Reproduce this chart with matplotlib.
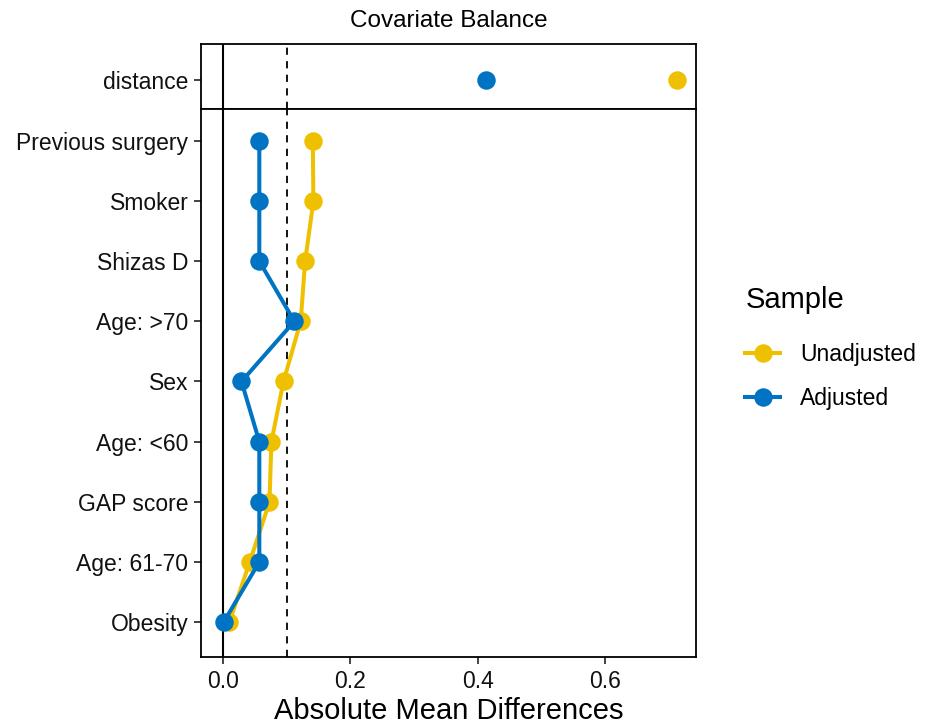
import matplotlib
matplotlib.use("Agg")
import matplotlib.pyplot as plt
from matplotlib.lines import Line2D

plt.rcParams['font.family'] = ['Liberation Sans', 'DejaVu Sans']

covariates = ["Obesity", "Age: 61-70", "GAP score", "Age: <60", "Sex",
              "Age: >70", "Shizas D", "Smoker", "Previous surgery"]
unadjusted = [0.010, 0.042, 0.073, 0.076, 0.095, 0.122, 0.129, 0.142, 0.141]
adjusted = [0.001, 0.057, 0.057, 0.057, 0.029, 0.112, 0.057, 0.057, 0.057]
distance_label = "distance"
distance_unadj = 0.713
distance_adj = 0.413
threshold = 0.1
xticks = [0.0, 0.2, 0.4, 0.6]

c_un = "#EFC000"
c_ad = "#0073C2"

fig = plt.figure(figsize=(9.34, 7.25), dpi=100)
left, width = 201/934, (696-201)/934
ax_top = fig.add_axes([left, 1-109/725, width, (109-44)/725])
ax_bot = fig.add_axes([left, 1-657/725, width, (657-109)/725])

xlim = (-0.0346, 0.743)
for ax in (ax_top, ax_bot):
    ax.axvline(0, color="black", lw=1.5, zorder=1)
    ax.axvline(threshold, color="black", lw=1.3, ls=(0, (4, 3.5)), zorder=1)
    ax.set_xlim(*xlim)
    for s in ax.spines.values():
        s.set_linewidth(1.3)
    ax.tick_params(axis="both", direction="out", length=5, width=1.2,
                   labelsize=16.5, color="#222222", labelcolor="#111111",
                   pad=4)

ms = 12.3
ax_top.plot([distance_unadj], [0], "o", color=c_un, ms=ms, zorder=3)
ax_top.plot([distance_adj], [0], "o", color=c_ad, ms=ms, zorder=4)
ax_top.set_yticks([0])
ax_top.set_yticklabels([distance_label])
ax_top.set_ylim(-0.48, 0.6)
ax_top.set_xticks([])
ax_top.set_title("Covariate Balance", fontsize=17.5, pad=12)

ypos = list(range(len(covariates)))
ax_bot.plot(unadjusted, ypos, "-o", color=c_un, lw=2.9, ms=ms, zorder=3)
ax_bot.plot(adjusted, ypos, "-o", color=c_ad, lw=2.9, ms=ms, zorder=4)
ax_bot.set_yticks(ypos)
ax_bot.set_yticklabels(covariates)
ax_bot.set_ylim(-0.58, 8.53)
ax_bot.set_xticks(xticks)
ax_bot.set_xticklabels([f"{v:.1f}" for v in xticks])
ax_bot.set_xlabel("Absolute Mean Differences", fontsize=21, labelpad=3)

handles = [Line2D([], [], color=c_un, lw=2.9, marker="o", ms=ms),
           Line2D([], [], color=c_ad, lw=2.9, marker="o", ms=ms)]
leg = fig.legend(handles, ["Unadjusted", "Adjusted"], title="Sample",
                 loc="center left", bbox_to_anchor=(0.776, 0.52),
                 frameon=False, fontsize=16.5, title_fontsize=21,
                 handlelength=1.5, labelspacing=0.95, handletextpad=0.9)
leg._legend_box.align = "left"
leg._legend_box.sep = 21

fig.savefig("out.png", dpi=100)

* [REQUIRED WORK] Copy the material exactly. Do not include the pictures.

* [RESULT OF THE TASK]
Reproduce this chart with matplotlib.
import matplotlib
matplotlib.use("Agg")
import matplotlib.pyplot as plt
from matplotlib.lines import Line2D

plt.rcParams['font.family'] = ['Liberation Sans', 'DejaVu Sans']

covariates = ["Obesity", "Age: 61-70", "GAP score", "Age: <60", "Sex",
              "Age: >70", "Shizas D", "Smoker", "Previous surgery"]
unadjusted = [0.010, 0.042, 0.073, 0.076, 0.095, 0.122, 0.129, 0.142, 0.141]
adjusted = [0.001, 0.057, 0.057, 0.057, 0.029, 0.112, 0.057, 0.057, 0.057]
distance_label = "distance"
distance_unadj = 0.713
distance_adj = 0.413
threshold = 0.1
xticks = [0.0, 0.2, 0.4, 0.6]

c_un = "#EFC000"
c_ad = "#0073C2"

fig = plt.figure(figsize=(9.34, 7.25), dpi=100)
left, width = 201/934, (696-201)/934
ax_top = fig.add_axes([left, 1-109/725, width, (109-44)/725])
ax_bot = fig.add_axes([left, 1-657/725, width, (657-109)/725])

xlim = (-0.0346, 0.743)
for ax in (ax_top, ax_bot):
    ax.axvline(0, color="black", lw=1.5, zorder=1)
    ax.axvline(threshold, color="black", lw=1.3, ls=(0, (4, 3.5)), zorder=1)
    ax.set_xlim(*xlim)
    for s in ax.spines.values():
        s.set_linewidth(1.3)
    ax.tick_params(axis="both", direction="out", length=5, width=1.2,
                   labelsize=16.5, color="#222222", labelcolor="#111111",
                   pad=4)

ms = 12.3
ax_top.plot([distance_unadj], [0], "o", color=c_un, ms=ms, zorder=3)
ax_top.plot([distance_adj], [0], "o", color=c_ad, ms=ms, zorder=4)
ax_top.set_yticks([0])
ax_top.set_yticklabels([distance_label])
ax_top.set_ylim(-0.48, 0.6)
ax_top.set_xticks([])
ax_top.set_title("Covariate Balance", fontsize=17.5, pad=12)

ypos = list(range(len(covariates)))
ax_bot.plot(unadjusted, ypos, "-o", color=c_un, lw=2.9, ms=ms, zorder=3)
ax_bot.plot(adjusted, ypos, "-o", color=c_ad, lw=2.9, ms=ms, zorder=4)
ax_bot.set_yticks(ypos)
ax_bot.set_yticklabels(covariates)
ax_bot.set_ylim(-0.58, 8.53)
ax_bot.set_xticks(xticks)
ax_bot.set_xticklabels([f"{v:.1f}" for v in xticks])
ax_bot.set_xlabel("Absolute Mean Differences", fontsize=21, labelpad=3)

handles = [Line2D([], [], color=c_un, lw=2.9, marker="o", ms=ms),
           Line2D([], [], color=c_ad, lw=2.9, marker="o", ms=ms)]
leg = fig.legend(handles, ["Unadjusted", "Adjusted"], title="Sample",
                 loc="center left", bbox_to_anchor=(0.776, 0.52),
                 frameon=False, fontsize=16.5, title_fontsize=21,
                 handlelength=1.5, labelspacing=0.95, handletextpad=0.9)
leg._legend_box.align = "left"
leg._legend_box.sep = 21

fig.savefig("out.png", dpi=100)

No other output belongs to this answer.